O voto do brasileiro

José Luiz Delgado
Professor de Direito da UFPE

Publicado em: 05/10/2018 03:00 Atualizado em: 05/10/2018 08:44

É de direita ou de esquerda o brasileiro? Vota em qual lado? Talvez  outra coisa, mais do que o elemento ideológico, explique o voto nacional.

Porque parece vir sendo, esse voto, desde a redemocratização, sempre no mesmo sentido. É o voto contra a política tradicional, contra os maus costumes e as más práticas da velha política, contra a corrupção na política e da política. Contra o “sistema”. Pela ética no trato da coisa pública, pela seriedade, pela austeridade, pela elementar honestidade. Voto reiterado, firme, constante. Ao qual, nada obstante, logo em seguida os eleitos não dão atenção. E, muitas vezes, nem percebem que é por isto que foram escolhidos. Somente eles não veem que a grande bandeira brasileira, insistentemente reafirmada, é a do clamor contra a corrupção na política, é o clamor contra os maus políticos, portanto contra eles mesmos.  

Foi assim, clarissimamente, o voto em Collor, o primeiro depois de 1985, o homem da luta contra os marajás – como foi também o do último pleito antes de 1964: o voto em Jânio, o da vassoura, que iria limpar o País, varrer toda a sujeira da política tradicional.

Assim também foi com Fernando Henrique: pareceu que um intelectual seria mais puro, se vinha ele dos livros e das ideias, não das práticas políticas viciadas. E assim também com Lula: o que empolgou o eleitorado, muito mais do que o discurso social que a biografia dele anunciava, foi o sonho de uma política diferente, renovada, uma política com ética. E essa, claramente, foi a grande motivação dos fabulosos protestos de junho de 2013. O Brasil não suporta mais a corrupção dos políticos, venha de onde vier, seja de que lado for. O País não tem “corrupto favorito”.

Todas as vezes o eleitor terminou frustrado. Nenhum daqueles em quem depositou a esperança de uma nova política correspondeu. Mas ele não perde o seu empenho contra a política habitual. Talvez seja isso que justifique o sucesso de um candidato como Bolsonaro. Ninguém mais do que ele parece encarnar a antipolítica, ou seja, a rejeição da política como ela vem sendo habitualmente praticada entre nós – com esse cortejo de trocas, cambalachos, promiscuidades, a que, bestificados, assistimos todos os dias. É a revolta contra a quadrilha – eles não! – que destruiu o Brasil. O brasileiro, que sempre se indignou com a corrupção que suspeitava grassar nos bastidores da política, muito mais agora se indigna com a corrupção desbragada, acintosa, gigantesca que veio assaltando o Brasil na última década.
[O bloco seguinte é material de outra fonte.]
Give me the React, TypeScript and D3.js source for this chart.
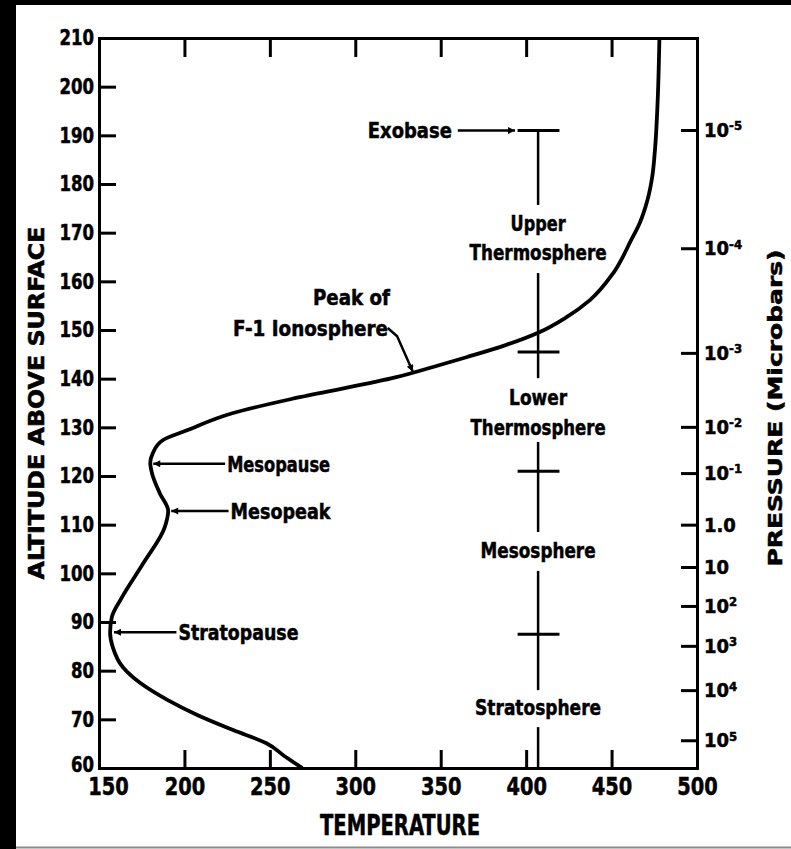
import React, { useEffect, useRef } from "react";
import * as d3 from "d3";

const WIDTH = 791;
const HEIGHT = 849;

// Mean temperature profile: altitude (km) and temperature (K)
const altitudeKm = [
  60, 62.2, 65.1, 67.8, 70.9, 74.0, 77.5, 80.7, 84.9, 87.8, 91.0, 94.8, 102.1,
  109.5, 112.8, 116.5, 120.6, 122.7, 124.7, 127.4, 129.4, 132.9, 136.2, 140.3,
  142.4, 144.4, 146.9, 149.6, 152.5, 156.2, 161.7, 168.5, 172.0, 176.7, 181.5,
  187.0, 197.3, 210,
];
const temperatureK = [
  269, 259.5, 248, 228.5, 207.5, 190, 174, 164, 158, 156.5, 157.5, 163, 176,
  188.5, 190.5, 185.5, 181, 180, 181.5, 187.5, 201.5, 228, 267.5, 324, 345.5,
  365, 388, 408, 423, 437.5, 451, 461.5, 466.5, 471, 473.8, 475.4, 477, 478,
];

const temperatureTicks = [150, 200, 250, 300, 350, 400, 450, 500];
const altitudeTicks = [60, 70, 80, 90, 100, 110, 120, 130, 140, 150, 160, 170, 180, 190, 200, 210];

// Pressure scale (microbars) on the right, placed at the matching altitude
const pressureBase = ["10", "10", "10", "10", "10", "1.0", "10", "10", "10", "10", "10"];
const pressureExp = ["-5", "-4", "-3", "-2", "-1", "", "", "2", "3", "4", "5"];
const pressureAltKm = [191.1, 166.8, 145.3, 130.1, 120.6, 110.0, 101.3, 93.3, 85.1, 76.0, 65.7];

// Layer column
const columnT = 407;
const exobaseAltKm = 191;
const boundaryAltKm = [145.5, 121, 87.5];
const columnTop = [191, 161.7, 127, 100.5, 68.4];
const columnBottom = [175.7, 140.1, 108.5, 76, 60];
const layerLines = ["Upper", "Thermosphere", "Lower", "Thermosphere", "Mesosphere", "Stratosphere"];
const layerLineAltKm = [172, 166, 136.2, 130.1, 104.8, 72.5];

// Features marked on the profile
const featureNames = ["Mesopause", "Mesopeak", "Stratopause"];
const featureAltKm = [122.5, 112.8, 87.9];
const featureT = [180, 190.5, 157];
const featureLabelT = [225, 227, 196.5];

// Peak of F-1 ionosphere leader (T, altitude)
const f1LeaderT = [319, 324.5, 333.7];
const f1LeaderAlt = [150.4, 148.7, 141.4];

const FONT = "'DejaVu Sans Condensed', 'Liberation Sans Narrow', 'DejaVu Sans', sans-serif";

export default function App() {
  const ref = useRef<SVGSVGElement>(null);

  useEffect(() => {
    const svg = d3.select(ref.current as SVGSVGElement);
    svg.selectAll("*").remove();

    const x = d3.scaleLinear().domain([150, 500]).range([99, 697]);
    const y = d3.scaleLinear().domain([60, 210]).range([768, 38]);

    // page frame
    svg.append("rect").attr("width", WIDTH).attr("height", HEIGHT).attr("fill", "#fff");
    svg.append("rect").attr("width", WIDTH).attr("height", 5).attr("fill", "#000");
    svg.append("rect").attr("width", 16).attr("height", HEIGHT).attr("fill", "#000");
    svg.append("line").attr("x1", 16).attr("x2", WIDTH).attr("y1", 847.5).attr("y2", 847.5)
      .attr("stroke", "#8a8a8a").attr("stroke-width", 2);

    const defs = svg.append("defs");
    defs.append("marker").attr("id", "arrow").attr("viewBox", "0 0 10 10")
      .attr("refX", 10).attr("refY", 5).attr("markerWidth", 10).attr("markerHeight", 7)
      .attr("markerUnits", "userSpaceOnUse").attr("orient", "auto")
      .append("path").attr("d", "M0,0L10,5L0,10Z").attr("fill", "#000");

    const styleAxis = (
      g: d3.Selection<SVGGElement, unknown, null, undefined>,
      size: number,
      digitWidth: number
    ) => {
      g.attr("font-family", FONT).attr("font-size", size).attr("font-weight", "bold");
      g.select(".domain").attr("stroke", "#000").attr("stroke-width", 3).attr("stroke-linecap", "square");
      g.selectAll(".tick line").attr("stroke", "#000").attr("stroke-width", 3);
      g.selectAll<SVGTextElement, number>(".tick text")
        .attr("fill", "#000").attr("stroke", "#000").attr("stroke-width", 0.5)
        .attr("font-stretch", "condensed")
        .each(function () {
          const t = this.textContent || "";
          if (digitWidth > 0 && t.length > 0) {
            d3.select(this).attr("textLength", t.length * digitWidth).attr("lengthAdjust", "spacingAndGlyphs");
          }
        });
    };

    // left: altitude
    const gLeft = svg.append("g").attr("transform", `translate(${x(150)},0)`);
    gLeft.call(
      d3.axisLeft(y).tickValues(altitudeTicks).tickSizeInner(-17).tickSizeOuter(0)
        .tickPadding(5).tickFormat(d3.format("d"))
    );
    styleAxis(gLeft, 21, 11.5);
    gLeft.selectAll<SVGTextElement, number>(".tick text").filter((d) => d === 60).attr("y", -3);

    // bottom: temperature
    const gBottom = svg.append("g").attr("transform", `translate(0,${y(60)})`);
    gBottom.call(
      d3.axisBottom(x).tickValues(temperatureTicks).tickSizeInner(-18).tickSizeOuter(0)
        .tickPadding(9).tickFormat(d3.format("d"))
    );
    styleAxis(gBottom, 25, 13.5);
    gBottom.selectAll<SVGTextElement, number>(".tick text").filter((d) => d === 150).attr("x", 9);

    // top: ticks only
    const gTop = svg.append("g").attr("transform", `translate(0,${y(210)})`);
    gTop.call(
      d3.axisTop(x).tickValues(temperatureTicks).tickSizeInner(-19).tickSizeOuter(0)
        .tickFormat(() => "")
    );
    styleAxis(gTop, 19, 0);

    // right: pressure
    const gRight = svg.append("g").attr("transform", `translate(${x(500)},0)`);
    gRight.call(
      d3.axisRight(y).tickValues(pressureAltKm).tickSizeInner(-16).tickSizeOuter(0)
        .tickPadding(7).tickFormat((_d, i) => pressureBase[i])
    );
    styleAxis(gRight, 20, 0);
    gRight.selectAll<SVGTextElement, number>(".tick text").each(function (_d, i) {
      const exp = pressureExp[i];
      if (exp) {
        d3.select(this).append("tspan").attr("dy", "-0.5em").attr("font-size", 13).text(exp);
      }
    });

    // axis titles
    const title = (txt: string, tx: number, ty: number, size: number, len: number, rot: boolean) => {
      svg.append("text")
        .attr("transform", `translate(${tx},${ty})${rot ? " rotate(-90)" : ""}`)
        .attr("text-anchor", "middle").attr("font-family", FONT).attr("font-weight", "bold")
        .attr("font-stretch", "condensed").attr("font-size", size)
        .attr("stroke", "#000").attr("stroke-width", 0.5)
        .attr("textLength", len).attr("lengthAdjust", "spacingAndGlyphs").text(txt);
    };
    title("TEMPERATURE", 400, 835, 28, 160, false);
    title("ALTITUDE ABOVE SURFACE", 44, 403, 21, 353, true);
    title("PRESSURE (Microbars)", 782, 408, 20, 317, true);

    // temperature profile (altitude increases monotonically along the curve)
    const idx = d3.range(altitudeKm.length);
    const line = d3.line<number>()
      .x((i) => x(temperatureK[i]))
      .y((i) => y(altitudeKm[i]))
      .curve(d3.curveMonotoneY);
    svg.append("path").attr("d", line(idx)).attr("fill", "none")
      .attr("stroke", "#000").attr("stroke-width", 3.8).attr("stroke-linejoin", "round");

    const label = (txt: string, tx: number, ty: number, anchor: string, len: number) => {
      svg.append("text").attr("x", tx).attr("y", ty).attr("dy", "0.36em")
        .attr("text-anchor", anchor).attr("font-family", FONT).attr("font-weight", "bold")
        .attr("font-stretch", "condensed").attr("font-size", 22)
        .attr("stroke", "#000").attr("stroke-width", 0.5)
        .attr("textLength", len).attr("lengthAdjust", "spacingAndGlyphs").text(txt);
    };

    // layer column
    const cx = x(columnT);
    columnTop.forEach((top, i) => {
      svg.append("line").attr("x1", cx).attr("x2", cx).attr("y1", y(top)).attr("y2", y(columnBottom[i]))
        .attr("stroke", "#000").attr("stroke-width", 2.5);
    });
    [exobaseAltKm, ...boundaryAltKm].forEach((a) => {
      svg.append("line").attr("x1", x(columnT - 12)).attr("x2", x(columnT + 12.5))
        .attr("y1", y(a)).attr("y2", y(a)).attr("stroke", "#000").attr("stroke-width", 3);
    });
    const layerWidths = [55, 137, 58, 135, 115, 126];
    layerLines.forEach((t, i) => label(t, cx, y(layerLineAltKm[i]), "middle", layerWidths[i]));

    // exobase pointer
    svg.append("line").attr("x1", x(360)).attr("x2", x(393.5))
      .attr("y1", y(exobaseAltKm)).attr("y2", y(exobaseAltKm))
      .attr("stroke", "#000").attr("stroke-width", 2.5).attr("marker-end", "url(#arrow)");
    label("Exobase", x(356.5), y(exobaseAltKm), "end", 84);

    // features on the curve
    const featureWidths = [103, 100, 120];
    featureNames.forEach((name, i) => {
      const yy = y(featureAltKm[i]);
      svg.append("line").attr("x1", x(featureLabelT[i]) - 2).attr("x2", x(featureT[i]) + 3)
        .attr("y1", yy).attr("y2", yy).attr("stroke", "#000").attr("stroke-width", 2.5)
        .attr("marker-end", "url(#arrow)");
      label(name, x(featureLabelT[i]), yy, "start", featureWidths[i]);
    });

    // peak of F-1 ionosphere
    const leader = d3.line<number>().x((i) => x(f1LeaderT[i])).y((i) => y(f1LeaderAlt[i]));
    svg.append("path").attr("d", leader(d3.range(f1LeaderT.length))).attr("fill", "none")
      .attr("stroke", "#000").attr("stroke-width", 2.5).attr("marker-end", "url(#arrow)");
    label("Peak of", 390, 297, "end", 77);
    label("F-1 Ionosphere", 388, 328, "end", 155);
  }, []);

  return (
    <svg
      ref={ref}
      width={WIDTH}
      height={HEIGHT}
      style={{ position: "absolute", left: 0, top: 0, display: "block" }}
    />
  );
}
Por isto mesmo, a falta de alianças partidárias – em consequência da qual seu tempo de televisão e sua participação no fundo eleitoral são irrisórios– termina sendo uma vantagem para aquele candidato, contra quem o “Centrão” e toda a mídia se levanta. Reforça a ideia de que ele, e só ele, representa a aversão a tudo quanto ai está. E é esse clamor por uma nova política que faz com que sejam minimizadas as queixas (procedentes) contra seu destempero verbal e as alegações (ridículas, ambas) de que ele não conhece economia (Lula conhecia?) e representa um perigo para a democracia.